Hunter Harvey is likely available for cheap, owing to his injury-riddled season with the Kansas City Royals (10.2 total innings). Across the last four seasons, he put up a 106 Stuff+ with his four-pitch arsenal, including a 123 on his slider, a 113 on his splitter, and an above-average fastball at 103.
On the trade market, Los Angeles Angels righty Ryan Zeferjahn has a top 20 Stuff+ mark of 120, thanks to three phenomenal pitches: a slider (130), a cutter (111), and a four-seam fastball (116), all supported by a changeup that he knows not to throw more than a few times an outing as a tendency breaker.
While it’s true that several of Atlanta’s best relievers in the last few seasons from a Stuff+ perspective all departed in free agency, like A.J. Minter (117 overall, with three pitches all at 109 or better) and Kenley Jansen (131 overall, with three pitches all 113 or better), several of Atlanta’s best weapons of the last four years are currently under team control.
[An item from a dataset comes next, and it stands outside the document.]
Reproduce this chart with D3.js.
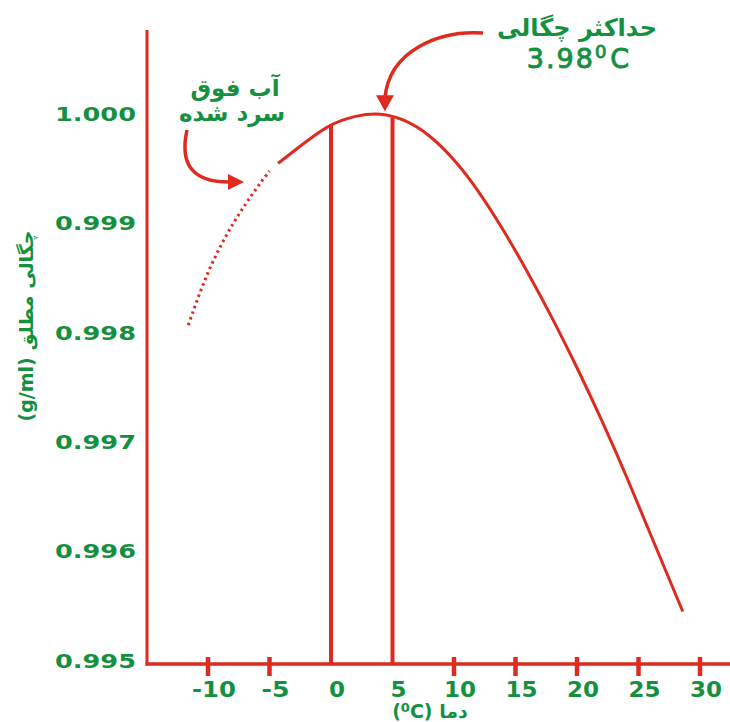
<!DOCTYPE html>
<html>
<head>
<meta charset="utf-8">
<script src="https://cdn.jsdelivr.net/npm/d3@7"></script>
<style>
  html, body { margin: 0; padding: 0; background: #fff; }
  svg { display: block; }
  text { font-family: "DejaVu Sans", sans-serif; font-weight: bold; fill: #14903f; }
  text.light { font-weight: normal; }
</style>
</head>
<body>
<svg id="chart" width="730" height="722"></svg>
<script>
// Density of water (g/ml) against temperature (°C)
// Supercooled branch (below 0 °C, drawn dotted)
const superTemps   = [-11.6, -10, -8, -6, -5.0];
const superDensity = [0.99807, 0.99855, 0.99899, 0.99933, 0.99948];
// Liquid branch (drawn solid)
const liquidTemps   = [-4.3, -2, 0, 2, 4, 6, 8, 10, 12, 14, 16, 18, 20, 22, 24, 26, 28.6];
const liquidDensity = [0.99955, 0.99975, 0.99990, 0.99998, 1.00000, 0.99994, 0.99980, 0.99958,
                       0.99929, 0.99894, 0.99855, 0.99813, 0.99768, 0.99720, 0.99669, 0.99615, 0.99545];

// Reference temperatures marked with vertical lines, and density there
const markTemps   = [0, 5];
const markDensity = [0.99990, 0.99997];

const maxDensityTemp = 3.98;
const maxDensity = 1.00000;

const xTickValues = [-10, -5, 0, 5, 10, 15, 20, 25, 30];
const xTickMarks  = [-10, -5, 10, 15, 20, 25, 30];
const yTickValues = [0.995, 0.996, 0.997, 0.998, 0.999, 1.000];

const RED = "#de2a1f";

const svg = d3.select("#chart");

const x = d3.scaleLinear().domain([-10, 30]).range([208, 700]);
const y = d3.scaleLinear().domain([0.99497, 1.00077]).range([664, 30]);

const axisX = 147;
const axisY = y(0.99497);

// Axis lines
svg.append("line")
  .attr("x1", axisX).attr("x2", axisX)
  .attr("y1", y.range()[1]).attr("y2", axisY + 1.5)
  .attr("stroke", RED).attr("stroke-width", 3);
svg.append("line")
  .attr("x1", axisX - 1.5).attr("x2", 730)
  .attr("y1", axisY).attr("y2", axisY)
  .attr("stroke", RED).attr("stroke-width", 3.5);

// X tick marks crossing the axis
svg.append("g").selectAll("line")
  .data(xTickMarks).join("line")
  .attr("x1", d => x(d)).attr("x2", d => x(d))
  .attr("y1", axisY - 7).attr("y2", axisY + 12)
  .attr("stroke", RED).attr("stroke-width", 4.5);

// X tick labels (wide geometric digits)
const xLabel = d => String(d);
svg.append("g").selectAll("text")
  .data(xTickValues).join("text")
  .attr("x", d => x(d) + 6)
  .attr("y", axisY + 33)
  .attr("text-anchor", "middle")
  .attr("font-size", 22)
  .attr("textLength", d => xLabel(d).replace("-", "").length * 16 + (d < 0 ? 12 : 0))
  .attr("lengthAdjust", "spacingAndGlyphs")
  .text(xLabel);

// Y tick labels
svg.append("g").selectAll("text")
  .data(yTickValues).join("text")
  .attr("x", 136)
  .attr("y", d => y(d) + 7)
  .attr("text-anchor", "end")
  .attr("font-size", 20)
  .attr("textLength", 81)
  .attr("lengthAdjust", "spacingAndGlyphs")
  .text(d => d3.format(".3f")(d));

// Vertical reference lines
svg.append("g").selectAll("line")
  .data(markTemps).join("line")
  .attr("x1", d => x(d)).attr("x2", d => x(d))
  .attr("y1", axisY)
  .attr("y2", (d, i) => y(markDensity[i]))
  .attr("stroke", RED).attr("stroke-width", 4);

// Density curve
const line = d3.line()
  .x(d => x(d[0]))
  .y(d => y(d[1]))
  .curve(d3.curveNatural);

svg.append("path")
  .datum(superTemps.map((t, i) => [t, superDensity[i]]))
  .attr("d", line)
  .attr("fill", "none")
  .attr("stroke", RED)
  .attr("stroke-width", 3)
  .attr("stroke-dasharray", "2.5,3.5");

svg.append("path")
  .datum(liquidTemps.map((t, i) => [t, liquidDensity[i]]))
  .attr("d", line)
  .attr("fill", "none")
  .attr("stroke", RED)
  .attr("stroke-width", 3);

// Arrow: maximum density annotation
const tipX = x(maxDensityTemp) + 5, tipY = y(maxDensity) - 3;
svg.append("path")
  .attr("d", `M483,33 C440,30 ${tipX + 4},50 ${tipX},${tipY - 13}`)
  .attr("fill", "none").attr("stroke", RED).attr("stroke-width", 3.5);
svg.append("path")
  .attr("d", `M${tipX},${tipY} L${tipX - 9},${tipY - 16} L${tipX + 9},${tipY - 16} Z`)
  .attr("fill", RED);

// Arrow: supercooled water annotation
svg.append("path")
  .attr("d", "M187,130 C180,162 190,182 229,182")
  .attr("fill", "none").attr("stroke", RED).attr("stroke-width", 3.5);
svg.append("path")
  .attr("d", "M244,182 L228,174 L228,190 Z")
  .attr("fill", RED);

// Annotation texts
svg.append("text")
  .attr("x", 577).attr("y", 36)
  .attr("text-anchor", "middle")
  .attr("font-size", 24)
  .text("حداکثر چگالی");

const peakLabel = svg.append("text")
  .attr("class", "light")
  .attr("x", 579).attr("y", 68)
  .attr("text-anchor", "middle")
  .attr("font-size", 27)
  .attr("stroke", "#14903f").attr("stroke-width", 0.9)
  .attr("letter-spacing", 2);
peakLabel.append("tspan").text("3.98");
peakLabel.append("tspan").attr("font-size", 18).attr("dy", -10).text("0");
peakLabel.append("tspan").attr("dy", 10).attr("dx", 2).text("C");

svg.append("text")
  .attr("x", 235).attr("y", 96)
  .attr("text-anchor", "middle")
  .attr("font-size", 23)
  .text("آب فوق");
svg.append("text")
  .attr("x", 232).attr("y", 121)
  .attr("text-anchor", "middle")
  .attr("font-size", 23)
  .text("سرد شده");

// Axis titles
const xTitle = svg.append("text")
  .attr("x", 430).attr("y", 718)
  .attr("text-anchor", "middle")
  .attr("font-size", 19);
xTitle.append("tspan").text("(");
xTitle.append("tspan").attr("font-size", 13).attr("dy", -6).text("0");
xTitle.append("tspan").attr("dy", 6).text("C) دما");

svg.append("text")
  .attr("transform", "translate(33,326) rotate(-90)")
  .attr("text-anchor", "middle")
  .attr("font-size", 19)
  .text("(g/ml) چگالی مطلق");
</script>
</body>
</html>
And most of them are cheap, too, with only Iglesias ($16M) and the combo of Bummer and Jiménez ($9.5M) making more than a few million dollars.
Lean into that. Find the bargains by searching for the stuff, not paying for the previous variance-influenced statistics. Some organizations build these guys out of spare parts - thinking specifically about the Seattle Mariners here - but either way, you can search the available player pool for this exact skill.
Let’s Moneyball this thing.
I understand the risk in this approach - we just watched a season where a substandard Braves pen blew several leads and cost the team wins on the scoreboard. And that was with the game’s fourth-most expensive bullpen at $26.63M. The only pricier armbarns were the Dodgers ($32.4M), Mets ($32.89M), and the Reds ($36.89M, largely because they were using Nick Martinez and his $21.05M Qualifiyng Offer salary in relief.)
But most of those bullpens weren’t very good, either. LA’s bullpen ERA was 21st in baseball and they mostly stuck to using starters in relief during the postseason. New York’s bullpen was roughly average at 15th in MLB and the Reds came in just above them, in 14th place at a 3.89, but with the 6th-fewest innings of any bullpen in MLB.
If spending precious free agency dollars doesn’t guarantee success in the bullpen, don’t spend it there. Go find undervalued guys with good stuff and spend the money on everyday position players, like a shortstop and another rotational bat for the outfield.
An R-squared value of .49, for you statistics nerds
Two of the three runs came via a Willson Contreras homer, and yes, it was on a slider
Yes, on a slider




Continue this trend of newsletters and you will get hired by AA.
Good stuff, novel way of looking at the bullpen. Regardless of analytics, I still don't see how AA hangs on to Bummer and scraps Kinley (will he try to resign him ? I would not be surprised to see another team grab him first.)